Especially in combination with the grainy aesthetic of the photographs, surface manipulations shimmer and buzz before the viewer’s eyes like swarms of gnats. These formal incidents are diverse in their construction as well as their drawn forms and are rare in the way that Barthes described Cy Twombly’s pencil scrawlings: the diminutive presence of the graphic marks bolsters the significance of the ground, its form, and its meaning.
Through physicality, contrast, or scale, Carter’s marks are sometimes visual exclamations demanding attention; however, they just as often appear to be subtle manifestations of the artist’s unconscious or quietly active mind. Whereas the silhouettes of a modernist marble sculpture and a head in profile are repeatedly represented in paint or as collaged elements, faintly drawn wisps of hair, tiny geometries, and twirling ribbons of drawing are just as common. Most surface shapes and designs are repeated, some of them many times throughout several works. The fixation on motif was a theme among the exhibitions that recently opened on the Lower East Side—“And Within Area Although” has somewhat of a kindred spirit in “Assembly” at Simon Preston Gallery, where all of Caragh Thuring’s abstracted oil paintings derive their composition from Manet’s “Luncheon on the Grass”.
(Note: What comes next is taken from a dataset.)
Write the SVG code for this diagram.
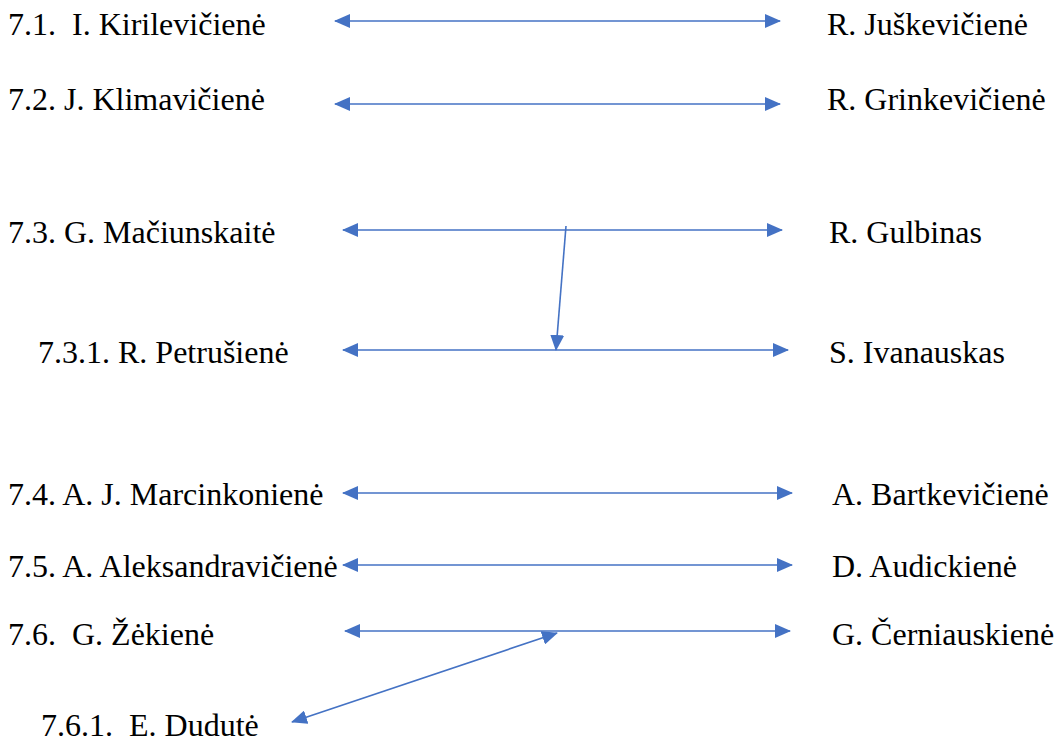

At Salon 94 Freemans, Carter’s repeated use of the head in profile draws attention to the inhabitable interior spaces depicted in the photographs, yet where no figures reside. The silhouette of the head in profile is without an identity, since the features are neutralized by the vantage point; it thus makes reference to a variety of potential sources—from different times and of different characters. Still, the silhouette of the profile is only one example of the obscurities that exist in Carter’s work. Altogether, figures, shapes, and spaces are intricate and tangible as well as elements of varying consequence in these greatly nuanced composites.